§ WHAT IS ASKED: An exact copy of the records is required, minus the pictures they hold.

§ ITEMS:
+ + + +

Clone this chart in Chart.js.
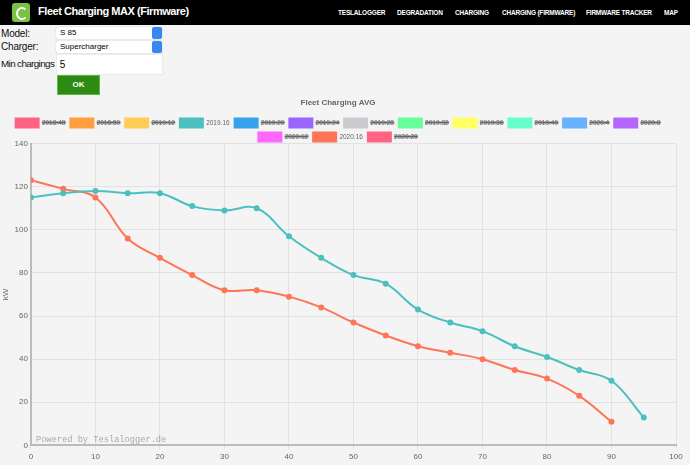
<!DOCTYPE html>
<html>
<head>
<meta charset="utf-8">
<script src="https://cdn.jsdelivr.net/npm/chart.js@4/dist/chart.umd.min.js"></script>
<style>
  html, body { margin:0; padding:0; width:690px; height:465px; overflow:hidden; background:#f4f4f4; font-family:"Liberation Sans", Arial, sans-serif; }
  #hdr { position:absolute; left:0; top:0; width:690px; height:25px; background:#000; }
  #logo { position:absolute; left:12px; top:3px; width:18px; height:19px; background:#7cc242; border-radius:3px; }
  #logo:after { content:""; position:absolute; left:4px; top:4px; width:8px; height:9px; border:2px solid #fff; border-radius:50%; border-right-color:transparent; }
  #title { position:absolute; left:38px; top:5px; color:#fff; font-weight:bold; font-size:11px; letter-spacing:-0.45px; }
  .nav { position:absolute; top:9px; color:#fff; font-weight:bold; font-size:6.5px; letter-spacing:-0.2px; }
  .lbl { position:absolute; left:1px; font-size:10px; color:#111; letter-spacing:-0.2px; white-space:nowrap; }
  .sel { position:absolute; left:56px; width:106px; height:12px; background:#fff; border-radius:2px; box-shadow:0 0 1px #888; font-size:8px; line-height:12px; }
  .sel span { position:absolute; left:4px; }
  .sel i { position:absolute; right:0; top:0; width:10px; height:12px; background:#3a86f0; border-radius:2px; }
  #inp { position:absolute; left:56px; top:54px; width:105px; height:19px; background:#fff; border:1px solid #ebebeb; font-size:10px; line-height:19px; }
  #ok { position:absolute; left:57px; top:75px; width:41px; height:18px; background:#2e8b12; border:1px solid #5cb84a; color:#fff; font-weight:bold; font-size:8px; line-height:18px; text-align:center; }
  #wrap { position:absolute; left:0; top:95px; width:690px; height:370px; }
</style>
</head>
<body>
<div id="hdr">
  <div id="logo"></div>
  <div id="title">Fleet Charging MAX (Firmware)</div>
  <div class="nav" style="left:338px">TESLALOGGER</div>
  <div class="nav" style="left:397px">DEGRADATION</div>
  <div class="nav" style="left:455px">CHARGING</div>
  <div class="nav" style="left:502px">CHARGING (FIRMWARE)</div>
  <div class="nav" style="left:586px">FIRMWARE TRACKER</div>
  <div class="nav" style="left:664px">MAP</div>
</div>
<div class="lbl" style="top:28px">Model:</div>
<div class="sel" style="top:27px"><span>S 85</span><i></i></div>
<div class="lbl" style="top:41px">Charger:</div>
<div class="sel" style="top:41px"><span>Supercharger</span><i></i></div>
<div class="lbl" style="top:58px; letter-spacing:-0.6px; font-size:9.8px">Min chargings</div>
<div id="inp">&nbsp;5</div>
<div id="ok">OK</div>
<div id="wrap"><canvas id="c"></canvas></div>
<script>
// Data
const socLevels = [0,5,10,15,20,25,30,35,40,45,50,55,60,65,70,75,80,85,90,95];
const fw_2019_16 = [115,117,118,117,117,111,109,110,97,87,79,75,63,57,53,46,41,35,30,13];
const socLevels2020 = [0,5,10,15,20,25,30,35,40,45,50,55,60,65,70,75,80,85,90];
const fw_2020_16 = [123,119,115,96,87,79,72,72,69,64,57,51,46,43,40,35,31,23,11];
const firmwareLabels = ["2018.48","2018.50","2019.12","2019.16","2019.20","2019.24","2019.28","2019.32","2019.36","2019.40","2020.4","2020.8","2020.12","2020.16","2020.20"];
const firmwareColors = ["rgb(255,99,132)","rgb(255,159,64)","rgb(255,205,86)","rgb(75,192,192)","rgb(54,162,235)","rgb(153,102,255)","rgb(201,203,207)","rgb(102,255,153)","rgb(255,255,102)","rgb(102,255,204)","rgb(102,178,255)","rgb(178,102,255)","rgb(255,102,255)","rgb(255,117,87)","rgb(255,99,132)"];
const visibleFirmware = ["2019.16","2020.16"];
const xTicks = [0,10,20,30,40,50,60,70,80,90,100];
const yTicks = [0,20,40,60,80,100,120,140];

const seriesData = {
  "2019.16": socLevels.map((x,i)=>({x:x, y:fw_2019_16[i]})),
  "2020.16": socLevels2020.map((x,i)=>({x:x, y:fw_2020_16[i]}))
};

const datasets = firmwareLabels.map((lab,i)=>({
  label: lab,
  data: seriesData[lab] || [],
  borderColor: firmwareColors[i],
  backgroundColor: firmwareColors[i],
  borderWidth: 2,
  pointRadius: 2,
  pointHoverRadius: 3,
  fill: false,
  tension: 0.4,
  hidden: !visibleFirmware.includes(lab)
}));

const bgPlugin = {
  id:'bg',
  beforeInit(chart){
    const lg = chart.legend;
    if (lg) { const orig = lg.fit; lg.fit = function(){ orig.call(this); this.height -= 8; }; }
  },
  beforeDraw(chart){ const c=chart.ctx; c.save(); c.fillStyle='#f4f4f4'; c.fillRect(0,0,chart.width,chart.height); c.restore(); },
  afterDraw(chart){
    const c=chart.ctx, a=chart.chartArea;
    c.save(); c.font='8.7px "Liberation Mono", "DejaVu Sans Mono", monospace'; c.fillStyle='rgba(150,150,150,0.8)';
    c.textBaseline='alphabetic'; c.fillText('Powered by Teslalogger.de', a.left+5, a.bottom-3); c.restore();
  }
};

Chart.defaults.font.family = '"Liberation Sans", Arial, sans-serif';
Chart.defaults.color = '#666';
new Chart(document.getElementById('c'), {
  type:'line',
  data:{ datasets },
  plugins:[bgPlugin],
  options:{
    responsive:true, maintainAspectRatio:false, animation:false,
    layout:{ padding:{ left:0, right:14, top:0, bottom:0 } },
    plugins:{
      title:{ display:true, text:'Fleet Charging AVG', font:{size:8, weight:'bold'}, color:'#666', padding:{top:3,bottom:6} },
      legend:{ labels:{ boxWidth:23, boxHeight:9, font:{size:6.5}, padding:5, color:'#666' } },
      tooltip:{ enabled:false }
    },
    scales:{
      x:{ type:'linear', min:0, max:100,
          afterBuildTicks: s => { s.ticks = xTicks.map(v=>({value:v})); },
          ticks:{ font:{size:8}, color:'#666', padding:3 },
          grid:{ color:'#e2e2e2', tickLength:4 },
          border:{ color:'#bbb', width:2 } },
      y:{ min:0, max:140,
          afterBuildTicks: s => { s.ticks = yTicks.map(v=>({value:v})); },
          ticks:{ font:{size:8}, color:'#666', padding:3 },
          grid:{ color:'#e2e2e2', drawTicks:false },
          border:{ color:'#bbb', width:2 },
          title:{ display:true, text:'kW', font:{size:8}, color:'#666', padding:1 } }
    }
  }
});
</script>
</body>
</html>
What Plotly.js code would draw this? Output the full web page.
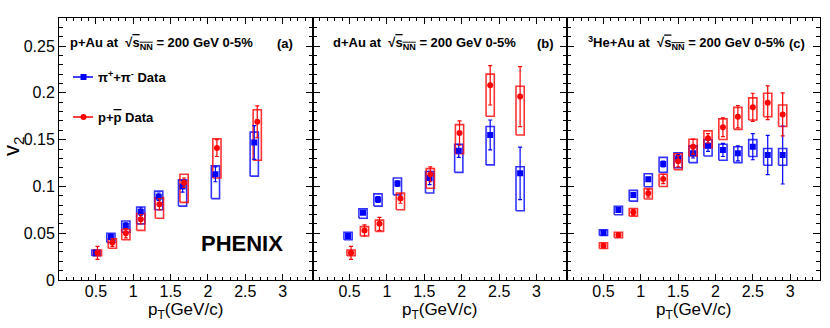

+ + + +

§ TASK RESULT:
Clone this chart in Chart.js.
<!DOCTYPE html>
<html>
<head>
<meta charset="utf-8">
<script src="https://cdn.jsdelivr.net/npm/chart.js@4/dist/chart.umd.min.js"></script>
<style>
  html, body { margin:0; padding:0; width:690px; height:465px; overflow:hidden; background:#f4f4f4; font-family:"Liberation Sans", Arial, sans-serif; }
  #hdr { position:absolute; left:0; top:0; width:690px; height:25px; background:#000; }
  #logo { position:absolute; left:12px; top:3px; width:18px; height:19px; background:#7cc242; border-radius:3px; }
  #logo:after { content:""; position:absolute; left:4px; top:4px; width:8px; height:9px; border:2px solid #fff; border-radius:50%; border-right-color:transparent; }
  #title { position:absolute; left:38px; top:5px; color:#fff; font-weight:bold; font-size:11px; letter-spacing:-0.45px; }
  .nav { position:absolute; top:9px; color:#fff; font-weight:bold; font-size:6.5px; letter-spacing:-0.2px; }
  .lbl { position:absolute; left:1px; font-size:10px; color:#111; letter-spacing:-0.2px; white-space:nowrap; }
  .sel { position:absolute; left:56px; width:106px; height:12px; background:#fff; border-radius:2px; box-shadow:0 0 1px #888; font-size:8px; line-height:12px; }
  .sel span { position:absolute; left:4px; }
  .sel i { position:absolute; right:0; top:0; width:10px; height:12px; background:#3a86f0; border-radius:2px; }
  #inp { position:absolute; left:56px; top:54px; width:105px; height:19px; background:#fff; border:1px solid #ebebeb; font-size:10px; line-height:19px; }
  #ok { position:absolute; left:57px; top:75px; width:41px; height:18px; background:#2e8b12; border:1px solid #5cb84a; color:#fff; font-weight:bold; font-size:8px; line-height:18px; text-align:center; }
  #wrap { position:absolute; left:0; top:95px; width:690px; height:370px; }
</style>
</head>
<body>
<div id="hdr">
  <div id="logo"></div>
  <div id="title">Fleet Charging MAX (Firmware)</div>
  <div class="nav" style="left:338px">TESLALOGGER</div>
  <div class="nav" style="left:397px">DEGRADATION</div>
  <div class="nav" style="left:455px">CHARGING</div>
  <div class="nav" style="left:502px">CHARGING (FIRMWARE)</div>
  <div class="nav" style="left:586px">FIRMWARE TRACKER</div>
  <div class="nav" style="left:664px">MAP</div>
</div>
<div class="lbl" style="top:28px">Model:</div>
<div class="sel" style="top:27px"><span>S 85</span><i></i></div>
<div class="lbl" style="top:41px">Charger:</div>
<div class="sel" style="top:41px"><span>Supercharger</span><i></i></div>
<div class="lbl" style="top:58px; letter-spacing:-0.6px; font-size:9.8px">Min chargings</div>
<div id="inp">&nbsp;5</div>
<div id="ok">OK</div>
<div id="wrap"><canvas id="c"></canvas></div>
<script>
// Data
const socLevels = [0,5,10,15,20,25,30,35,40,45,50,55,60,65,70,75,80,85,90,95];
const fw_2019_16 = [115,117,118,117,117,111,109,110,97,87,79,75,63,57,53,46,41,35,30,13];
const socLevels2020 = [0,5,10,15,20,25,30,35,40,45,50,55,60,65,70,75,80,85,90];
const fw_2020_16 = [123,119,115,96,87,79,72,72,69,64,57,51,46,43,40,35,31,23,11];
const firmwareLabels = ["2018.48","2018.50","2019.12","2019.16","2019.20","2019.24","2019.28","2019.32","2019.36","2019.40","2020.4","2020.8","2020.12","2020.16","2020.20"];
const firmwareColors = ["rgb(255,99,132)","rgb(255,159,64)","rgb(255,205,86)","rgb(75,192,192)","rgb(54,162,235)","rgb(153,102,255)","rgb(201,203,207)","rgb(102,255,153)","rgb(255,255,102)","rgb(102,255,204)","rgb(102,178,255)","rgb(178,102,255)","rgb(255,102,255)","rgb(255,117,87)","rgb(255,99,132)"];
const visibleFirmware = ["2019.16","2020.16"];
const xTicks = [0,10,20,30,40,50,60,70,80,90,100];
const yTicks = [0,20,40,60,80,100,120,140];

const seriesData = {
  "2019.16": socLevels.map((x,i)=>({x:x, y:fw_2019_16[i]})),
  "2020.16": socLevels2020.map((x,i)=>({x:x, y:fw_2020_16[i]}))
};

const datasets = firmwareLabels.map((lab,i)=>({
  label: lab,
  data: seriesData[lab] || [],
  borderColor: firmwareColors[i],
  backgroundColor: firmwareColors[i],
  borderWidth: 2,
  pointRadius: 2,
  pointHoverRadius: 3,
  fill: false,
  tension: 0.4,
  hidden: !visibleFirmware.includes(lab)
}));

const bgPlugin = {
  id:'bg',
  beforeInit(chart){
    const lg = chart.legend;
    if (lg) { const orig = lg.fit; lg.fit = function(){ orig.call(this); this.height -= 8; }; }
  },
  beforeDraw(chart){ const c=chart.ctx; c.save(); c.fillStyle='#f4f4f4'; c.fillRect(0,0,chart.width,chart.height); c.restore(); },
  afterDraw(chart){
    const c=chart.ctx, a=chart.chartArea;
    c.save(); c.font='8.7px "Liberation Mono", "DejaVu Sans Mono", monospace'; c.fillStyle='rgba(150,150,150,0.8)';
    c.textBaseline='alphabetic'; c.fillText('Powered by Teslalogger.de', a.left+5, a.bottom-3); c.restore();
  }
};

Chart.defaults.font.family = '"Liberation Sans", Arial, sans-serif';
Chart.defaults.color = '#666';
new Chart(document.getElementById('c'), {
  type:'line',
  data:{ datasets },
  plugins:[bgPlugin],
  options:{
    responsive:true, maintainAspectRatio:false, animation:false,
    layout:{ padding:{ left:0, right:14, top:0, bottom:0 } },
    plugins:{
      title:{ display:true, text:'Fleet Charging AVG', font:{size:8, weight:'bold'}, color:'#666', padding:{top:3,bottom:6} },
      legend:{ labels:{ boxWidth:23, boxHeight:9, font:{size:6.5}, padding:5, color:'#666' } },
      tooltip:{ enabled:false }
    },
    scales:{
      x:{ type:'linear', min:0, max:100,
          afterBuildTicks: s => { s.ticks = xTicks.map(v=>({value:v})); },
          ticks:{ font:{size:8}, color:'#666', padding:3 },
          grid:{ color:'#e2e2e2', tickLength:4 },
          border:{ color:'#bbb', width:2 } },
      y:{ min:0, max:140,
          afterBuildTicks: s => { s.ticks = yTicks.map(v=>({value:v})); },
          ticks:{ font:{size:8}, color:'#666', padding:3 },
          grid:{ color:'#e2e2e2', drawTicks:false },
          border:{ color:'#bbb', width:2 },
          title:{ display:true, text:'kW', font:{size:8}, color:'#666', padding:1 } }
    }
  }
});
</script>
</body>
</html>
What Plotly.js code would draw this? Output the full web page.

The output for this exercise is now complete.